The red line, using the left-hand y-axis, is the room temperature in the study. Everything else is scaled to be read from the right-hand axis.

The green line is the radiator flow temperature. It climbs when the heating comes on at 07:00 then wobbles for a while as the boiler short cycles until the thermostat in the living room stops calling for heat just before 08:30. It then comes on three more times, the first with one short cycle.

The black “square-wave” line is my software's estimate of when the boiler is running. Basically it assumes that when the radiator temperature starts to rise at above a certain rate the boiler has come on and is assumed to stay on until the temperature starts to drop at more than a certain rate.

There's a lag introduced by the time it takes hot water to get from the boiler to the radiator and for the software to see the change but that's quite small.
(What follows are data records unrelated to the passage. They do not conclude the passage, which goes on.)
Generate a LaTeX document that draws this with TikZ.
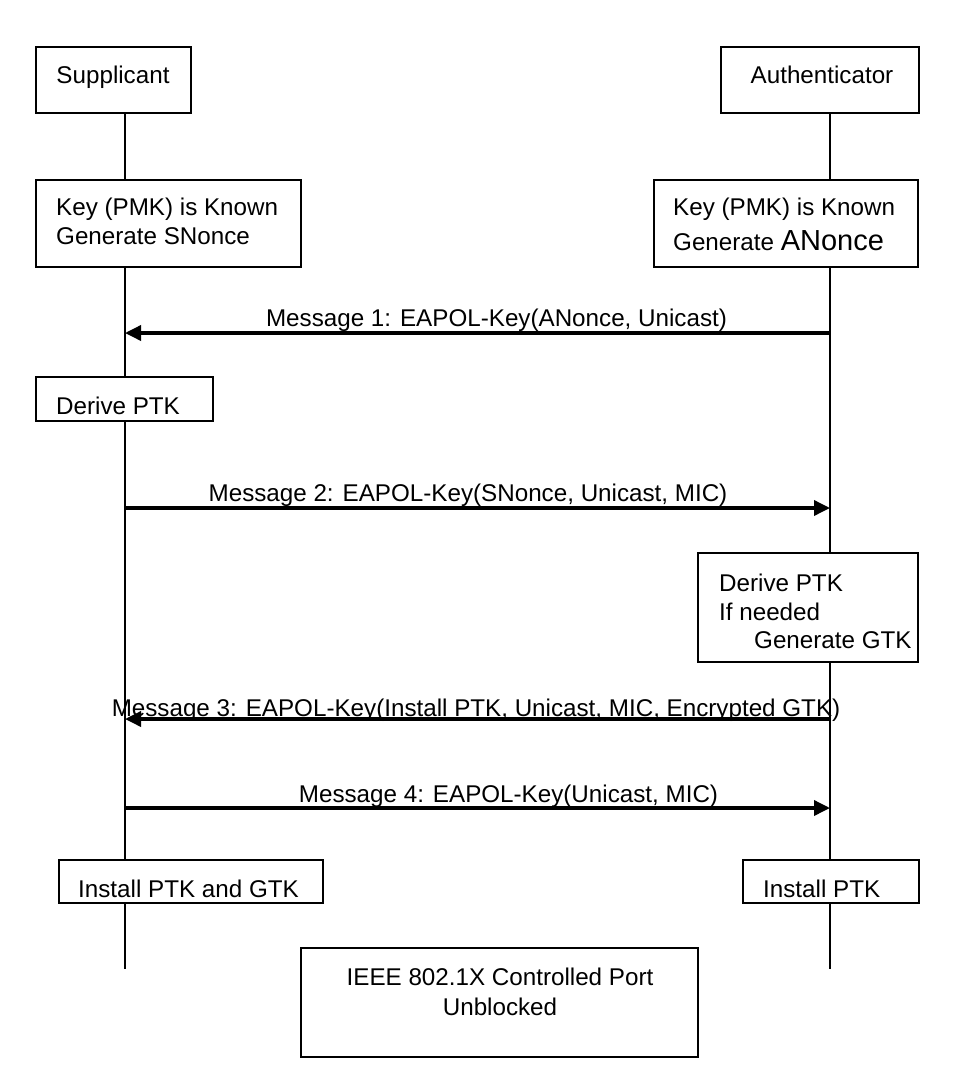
\documentclass[tikz,border=0pt]{standalone}
\usepackage{fontspec}
\setmainfont{Liberation Sans}
\usetikzlibrary{arrows.meta}
\begin{document}
\begin{tikzpicture}[x=1pt,y=-1pt,
  box/.style={draw=black, line width=2.3pt, fill=white, rectangle, inner sep=0pt},
  txt/.style={inner sep=0pt, font=\fontsize{24.2}{29}\selectfont},
  life/.style={draw=black, line width=2pt},
  msg/.style={draw=black, line width=3.5pt, -{Triangle[length=16pt,width=15pt]}}]
\useasboundingbox (0,0) rectangle (966,1076);
\fill[white] (0,0) rectangle (966,1076);
% lifelines
\coordinate (sTop) at (125,113);
\coordinate (sBot) at (125,969);
\coordinate (aTop) at (830,113);
\coordinate (aBot) at (830,969);
\draw[life] (sTop) -- (sBot);
\draw[life] (aTop) -- (aBot);
% boxes
\node[box, minimum width=155pt, minimum height=66pt] (sup) at (113.5,80) {};
\node[box, minimum width=198pt, minimum height=66pt] (auth) at (820,80) {};
\node[box, minimum width=265pt, minimum height=87pt] (skey) at (168.5,223.5) {};
\node[box, minimum width=264pt, minimum height=87pt] (akey) at (786,223.5) {};
\node[box, minimum width=177pt, minimum height=44pt] (sder) at (124.5,399) {};
\node[box, minimum width=220pt, minimum height=109pt] (ader) at (808,607.5) {};
\node[box, minimum width=264pt, minimum height=43pt] (sinst) at (191,881.5) {};
\node[box, minimum width=176pt, minimum height=43pt] (ainst) at (831,881.5) {};
\node[box, minimum width=397pt, minimum height=109pt] (ieee) at (499.5,1002.5) {};
% texts
\node[txt, anchor=base] (tsup) at (113,83) {Supplicant};
\node[txt, anchor=base] (tauth) at (822,83) {Authenticator};
\node[txt, anchor=base west] (tsk1) at (56,215) {Key (PMK) is Known};
\node[txt, anchor=base west] (tsk2) at (56,244) {Generate SNonce};
\node[txt, anchor=base west] (tak1) at (673,215) {Key (PMK) is Known};
\node[txt, anchor=base west] (tak2) at (673,250) {Generate {\fontsize{29}{34}\selectfont ANonce}};
\node[txt, anchor=base west] (tsd) at (56,414) {Derive PTK};
\node[txt, anchor=base west] (tad1) at (719,591) {Derive PTK};
\node[txt, anchor=base west] (tad2) at (719,620) {If needed};
\node[txt, anchor=base west] (tad3) at (754,648) {Generate GTK};
\node[txt, anchor=base west] (tsi) at (78,897) {Install PTK and GTK};
\node[txt, anchor=base west] (tai) at (763,897) {Install PTK};
\node[txt, anchor=base] (tie1) at (500,985) {IEEE 802.1X Controlled Port};
\node[txt, anchor=base] (tie2) at (500,1015) {Unblocked};
% messages
\coordinate (s1) at (125,333); \coordinate (a1) at (830,333);
\coordinate (s2) at (125,508); \coordinate (a2) at (830,508);
\coordinate (s3) at (125,719); \coordinate (a3) at (830,719);
\coordinate (s4) at (125,808); \coordinate (a4) at (830,808);
\draw[msg] (a1) -- (s1);
\draw[msg] (s2) -- (a2);
\draw[msg] (a3) -- (s3);
\draw[msg] (s4) -- (a4);
\node[txt, anchor=base] (m1) at (496.5,326) {Message 1: EAPOL-Key(ANonce, Unicast)};
\node[txt, anchor=base] (m2) at (468,501) {Message 2: EAPOL-Key(SNonce, Unicast, MIC)};
\node[txt, anchor=base] (m3) at (476,716) {Message 3: EAPOL-Key(Install PTK, Unicast, MIC, Encrypted GTK)};
\node[txt, anchor=base] (m4) at (508.5,802) {Message 4: EAPOL-Key(Unicast, MIC)};
\end{tikzpicture}
\end{document}
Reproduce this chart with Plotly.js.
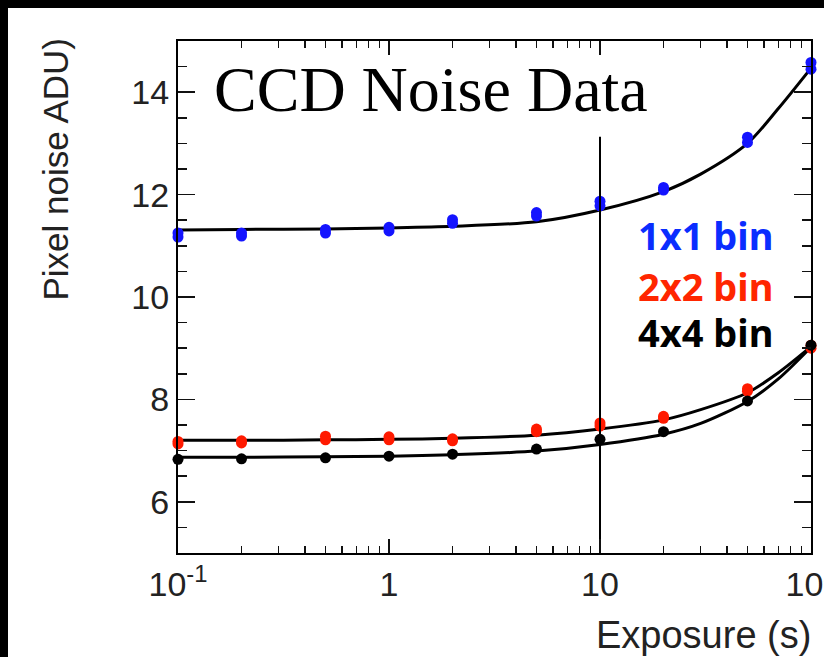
<!DOCTYPE html>
<html>
<head>
<meta charset="utf-8">
<script src="https://cdn.plot.ly/plotly-3.0.1.min.js"></script>
<style>
  html, body { margin: 0; padding: 0; background: #000; width: 824px; height: 657px; overflow: hidden; }
  #chart { position: absolute; left: 8px; top: 8px; width: 816px; height: 649px; background: #fff; }
</style>
</head>
<body>
<div id="chart"></div>
<script>
// ---- data ----
const exposure = [0.1, 0.2, 0.5, 1, 2, 5, 10, 20, 50, 100];

const bin1x1_runA = [11.17, 11.19, 11.25, 11.29, 11.44, 11.58, 11.78, 12.09, 13.02, 14.45];
const bin1x1_runB = [11.25, 11.25, 11.32, 11.36, 11.51, 11.65, 11.87, 12.14, 13.12, 14.58];
const bin2x2_runA = [7.13, 7.15, 7.21, 7.21, 7.19, 7.37, 7.48, 7.63, 8.16, 9.00];
const bin2x2_runB = [7.18, 7.19, 7.28, 7.27, 7.23, 7.42, 7.54, 7.67, 8.21, 9.06];
const bin4x4_run  = [6.83, 6.84, 6.86, 6.89, 6.93, 7.03, 7.22, 7.37, 7.97, 9.06];

const fitExposure = [0.1, 0.2, 0.5, 1, 2, 5, 10, 20, 30, 50, 70, 100];
const fit1x1 = [11.31, 11.32, 11.33, 11.35, 11.38, 11.47, 11.70, 12.06, 12.40, 13.00, 13.68, 14.47];
const fit2x2 = [7.20, 7.20, 7.21, 7.22, 7.24, 7.30, 7.42, 7.60, 7.80, 8.13, 8.52, 9.03];
const fit4x4 = [6.87, 6.87, 6.88, 6.89, 6.92, 6.99, 7.12, 7.32, 7.53, 7.96, 8.40, 9.02];

const markerX = [10, 10];
const markerY = [5, 13.13];

const xTickVals = [0.1, 1, 10, 99.999];
const xTickText = ['10<sup>-1</sup>', '1', '10', '10<sup>2</sup>'];
const xMinorVals = [0.2,0.3,0.4,0.5,0.6,0.7,0.8,0.9,2,3,4,5,6,7,8,9,20,30,40,50,60,70,80,90];
const yTickVals = [6, 8, 10, 12, 14];
const yMinorVals = [5.5,6.5,7,7.5,8.5,9,9.5,10.5,11,11.5,12.5,13,13.5,14.5];

const seriesLabels = ['1x1 bin', '2x2 bin', '4x4 bin'];
const seriesColors = ['#0a2dff', '#ff2600', '#000000'];
const pointColors = ['#1414ff', '#ff1a00', '#000000'];

const chartTitle = 'CCD Noise Data';
const xTitle = 'Exposure (s)';
const yTitle = 'Pixel noise ADU)';

// ---- traces ----
function fitTrace(y) {
  return { x: fitExposure, y: y, mode: 'lines', type: 'scatter',
           line: { color: '#000', width: 3, shape: 'spline', smoothing: 0.8 },
           hoverinfo: 'skip', showlegend: false };
}
function ptTrace(y, c) {
  return { x: exposure, y: y, mode: 'markers', type: 'scatter', cliponaxis: false,
           marker: { color: c, size: 11, line: { width: 0 } }, showlegend: false };
}
const traces = [
  fitTrace(fit1x1), fitTrace(fit2x2), fitTrace(fit4x4),
  ptTrace(bin1x1_runA, pointColors[0]), ptTrace(bin1x1_runB, pointColors[0]),
  ptTrace(bin2x2_runA, pointColors[1]), ptTrace(bin2x2_runB, pointColors[1]),
  ptTrace(bin4x4_run, pointColors[2]),
  { x: markerX, y: markerY, mode: 'lines', type: 'scatter',
    line: { color: '#000', width: 2 }, showlegend: false, hoverinfo: 'skip' },
  // carrier for the minor-tick overlay axes
  { x: [exposure[0]], y: [markerY[0]], xaxis: 'x2', yaxis: 'y2', mode: 'markers',
    marker: { size: 1, opacity: 0 }, showlegend: false, hoverinfo: 'skip' }
];

const sans = 'Liberation Sans, Arial, sans-serif';
const tickFont = { family: sans, size: 34, color: '#222' };

const annotations = [
  { text: chartTitle, xref: 'paper', yref: 'paper', x: 0.054, y: 0.906,
    xanchor: 'left', yanchor: 'middle', showarrow: false,
    font: { family: 'Liberation Serif, serif', size: 64, color: '#000' } },
  { text: xTitle, xref: 'paper', yref: 'paper', x: 1.003, y: -0.16,
    xanchor: 'right', yanchor: 'middle', showarrow: false,
    font: { family: sans, size: 38, color: '#222' } },
  { text: yTitle, xref: 'paper', yref: 'paper', x: -0.194, y: 1.01,
    xanchor: 'center', yanchor: 'top', textangle: -90, showarrow: false,
    font: { family: sans, size: 35, color: '#222' } }
];
const legendY = [0.622, 0.522, 0.432];
seriesLabels.forEach((lab, i) => {
  annotations.push({ text: '<b>' + lab + '</b>', xref: 'paper', yref: 'paper',
    x: 0.943, y: legendY[i], xanchor: 'right', yanchor: 'middle', showarrow: false,
    font: { family: 'Noto Sans, Open Sans, sans-serif', size: 38, color: seriesColors[i] } });
});

const layout = {
  width: 816, height: 649,
  margin: { l: 170, r: 13, t: 33, b: 104 },
  paper_bgcolor: '#fff', plot_bgcolor: 'rgba(0,0,0,0)',
  showlegend: false,
  xaxis: {
    type: 'log', range: [-1, 2], showgrid: false, zeroline: false,
    showline: true, linecolor: '#000', linewidth: 2, mirror: 'ticks',
    ticks: 'inside', ticklen: 14, tickwidth: 1.5, tickcolor: '#111',
    tickmode: 'array', tickvals: xTickVals, ticktext: xTickText,
    tickfont: tickFont, ticklabeloverflow: 'allow'
  },
  yaxis: {
    range: [5, 15], showgrid: false, zeroline: false,
    showline: true, linecolor: '#000', linewidth: 2, mirror: 'ticks',
    ticks: 'inside', ticklen: 17, tickwidth: 1.5, tickcolor: '#111',
    tickmode: 'array', tickvals: yTickVals,
    tickfont: tickFont, ticklabeloverflow: 'allow'
  },
  xaxis2: {
    type: 'log', range: [-1, 2], overlaying: 'x', anchor: 'y2', side: 'bottom',
    showgrid: false, zeroline: false, showline: false, mirror: 'ticks',
    ticks: 'inside', ticklen: 7, tickwidth: 1.5, tickcolor: '#111',
    tickmode: 'array', tickvals: xMinorVals, showticklabels: false
  },
  yaxis2: {
    range: [5, 15], overlaying: 'y', anchor: 'x2', side: 'left',
    showgrid: false, zeroline: false, showline: false, mirror: 'ticks',
    ticks: 'inside', ticklen: 9, tickwidth: 1.5, tickcolor: '#111',
    tickmode: 'array', tickvals: yMinorVals, showticklabels: false
  },
  annotations: annotations
};

Plotly.newPlot('chart', traces, layout, { staticPlot: true, displayModeBar: false });
</script>
</body>
</html>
There's a slightly longer lag and a bit of smoothing as the boiler stops but still it's not a bad overall estimate.

For comparison, the blue line is the total household electricity consumption measured by a CurrentCost meter. There are shallow bumps caused by the fridge (e.g., around 06:30) and a spike at 09:45 ish for the kettle for coffee then computer power consumption after that but the rest is down to the heating system.

There are two levels apparent: a lower one when just the circulation pump is on and a higher one when both the pump and boiler are on. For the initial start, at 07:00, the boiler is cold so as soon as the programmer and room thermostat call for heat both the pump and the boiler come on together.

Around 07:30 the water in the whole CH system is up to the boiler thermostat's setting and the boiler starts to short cycle. During this time the circulation pump continues to run. At about 08:25 the room thermostat cuts both off (leaving just the fridge running).

As you can see, the black line follows the boiler operation reasonably closely but the lags mean that it's somewhat out of phase during short cycling. Still, overall it seems that the black line approximates the boiler run not too badly though it's probably a bit of an overestimate.

So how much do I think the boiler ran?

On the chart the boiler run line is scaled to 0 (off) and 20 (on) but in the software it's a simple 0 or 1. My server software can do integrations so:

wget "http://localhost:1993/integral/$/boiler?start=2018-09-25&end=2019-01-08" -O boiler.json


  "topic": "$/boiler",
  "count": 11967,
  "min": 0,
  "max": 1,
  "start": 1537833600.0,
  "startf": "2018-09-25T00:00:00Z",
  "end": 1546991999.999999,
  "endf": "2019-01-08T23:59:59.999999Z",
  "duration": 9158399.999999046,
  "integral": 1872942.6349951029,
  "average": 0.20450544145214206

In other words, in those 106 days (first and last days are inclusive) the boiler ran, on average, 20.45% of the time for a total of 1872943 seconds.

According to the chap who commissioned the boiler it's fitted with the nozzle which gives a flow rate of 0.55 USgal/h which works out as 2.082 l/h or 578.33 μl/s (microlitres/second). Over that many seconds, that comes to 1083.2 litres.

Compared with the 910 litres put in the tank that's extremely cromulant with the notion that the software-derived boiler-run time is reasonable but a bit of an overestimate.